Happy 100th Birthday, Woody Guthrie!
It is time to pause and celebrate the improbable, wonderful life and career of Woody Guthrie, born a century ago today. Could such a voice of ordinary people ever make it as a songwriter/performer today? It’s remarkable how the “Oklahoma cowboy” drew together the strands of American folk music, hillbilly lyrics, cowboy songs and countless other regional influences to create songs that sound as if they had existed from time immemorial. In a way, they had. He was often renovating folk tunes that had already endured for generations and giving them more timely, politically inflected lyrics: derivation as original creativity. He sang about dignity and social justice; he sang about hard personal truths and political struggle.

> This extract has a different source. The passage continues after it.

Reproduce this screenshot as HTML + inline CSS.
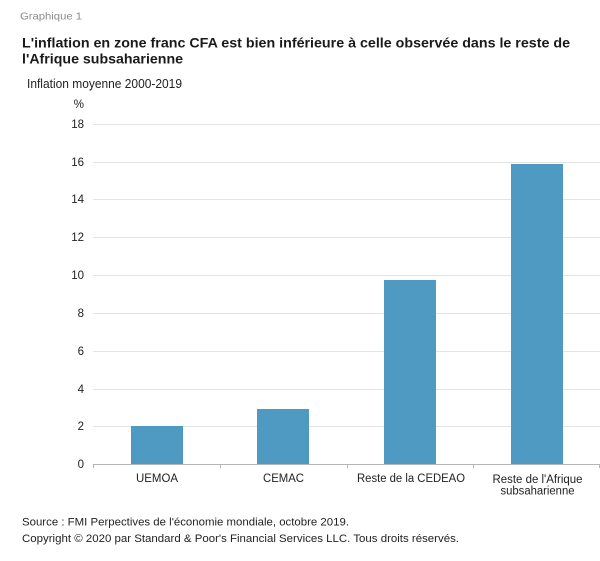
<!DOCTYPE html>
<html>
<head>
<meta charset="utf-8">
<style>
html,body{margin:0;padding:0;background:#fff;}
svg{display:block;}
text{font-family:"Liberation Sans",Arial,sans-serif;}
</style>
</head>
<body>
<svg width="600" height="561" viewBox="0 0 600 561" xmlns="http://www.w3.org/2000/svg">
<rect width="600" height="561" fill="#fff"/>
<text x="20" y="19.5" font-size="10.5" fill="#8a8a8a" textLength="62" lengthAdjust="spacingAndGlyphs">Graphique 1</text>
<text x="22" y="47.5" font-size="14" font-weight="bold" fill="#1a1a1a" textLength="548" lengthAdjust="spacingAndGlyphs">L'inflation en zone franc CFA est bien inférieure à celle observée dans le reste de</text>
<text x="22" y="63.5" font-size="14" font-weight="bold" fill="#1a1a1a" textLength="161" lengthAdjust="spacingAndGlyphs">l'Afrique subsaharienne</text>
<text x="27" y="88" font-size="12.5" fill="#222" textLength="155" lengthAdjust="spacingAndGlyphs">Inflation moyenne 2000-2019</text>
<text x="84" y="108" font-size="11.5" fill="#222" text-anchor="end">%</text>

<g stroke="#e4e4e4" stroke-width="1">
<line x1="93" y1="124.5" x2="600" y2="124.5"/>
<line x1="93" y1="162.5" x2="600" y2="162.5"/>
<line x1="93" y1="199.5" x2="600" y2="199.5"/>
<line x1="93" y1="237.5" x2="600" y2="237.5"/>
<line x1="93" y1="275.5" x2="600" y2="275.5"/>
<line x1="93" y1="313.5" x2="600" y2="313.5"/>
<line x1="93" y1="351.5" x2="600" y2="351.5"/>
<line x1="93" y1="389.5" x2="600" y2="389.5"/>
<line x1="93" y1="426.5" x2="600" y2="426.5"/>
</g>

<g font-size="11.5" fill="#222" text-anchor="end">
<text x="84" y="128">18</text>
<text x="84" y="166">16</text>
<text x="84" y="203">14</text>
<text x="84" y="241">12</text>
<text x="84" y="279">10</text>
<text x="84" y="317">8</text>
<text x="84" y="355">6</text>
<text x="84" y="393">4</text>
<text x="84" y="430">2</text>
<text x="84" y="468">0</text>
</g>

<g fill="#4e9ac3">
<rect x="131" y="426" width="52" height="38"/>
<rect x="257" y="409" width="52" height="55"/>
<rect x="384" y="280" width="52" height="184"/>
<rect x="511" y="164" width="52" height="300"/>
</g>

<g stroke="#b5b5b5" stroke-width="1">
<line x1="93" y1="464.5" x2="600" y2="464.5"/>
<line x1="93.5" y1="464" x2="93.5" y2="468"/>
<line x1="220.5" y1="464" x2="220.5" y2="468"/>
<line x1="347.5" y1="464" x2="347.5" y2="468"/>
<line x1="473.5" y1="464" x2="473.5" y2="468"/>
<line x1="599.5" y1="464" x2="599.5" y2="468"/>
</g>

<g font-size="11.5" fill="#222" text-anchor="middle">
<text x="157" y="482" textLength="42" lengthAdjust="spacingAndGlyphs">UEMOA</text>
<text x="283.5" y="482" textLength="41" lengthAdjust="spacingAndGlyphs">CEMAC</text>
<text x="411" y="482" textLength="108" lengthAdjust="spacingAndGlyphs">Reste de la CEDEAO</text>
<text x="537.5" y="483" textLength="90" lengthAdjust="spacingAndGlyphs">Reste de l'Afrique</text>
<text x="537.5" y="494.5" textLength="74" lengthAdjust="spacingAndGlyphs">subsaharienne</text>
</g>

<text x="22" y="525.5" font-size="11" fill="#222" textLength="327" lengthAdjust="spacingAndGlyphs">Source : FMI Perpectives de l'économie mondiale, octobre 2019.</text>
<text x="22" y="542" font-size="11" fill="#222" textLength="437" lengthAdjust="spacingAndGlyphs">Copyright © 2020 par Standard &amp; Poor's Financial Services LLC. Tous droits réservés.</text>
</svg>
</body>
</html>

Guthrie himself said, “A folk song is what’s wrong and how to fix it or it could be who’s hungry and where their mouth is or who’s out of work and where the job is or who’s broke and where the money is or who’s carrying a gun and where the peace is.” In today’s media-saturated world, in which posturing and PR optics drive talent to become facsimiles of the authentic (but never the real thing, lest it be caught by surprise in an unflattering light being all-too-human), Guthrie was the unvarnished, plain-spoken real thing.
Out of that stubborn authenticity came a raw eloquence that could not be suppressed. When Irving Berlin wrote the sanctimonious “God Bless America,” which went on to become a hit, especially as sung by pious conservatives like Kate Smith, Guthrie set out to write a song that would not be so darn complacent about America.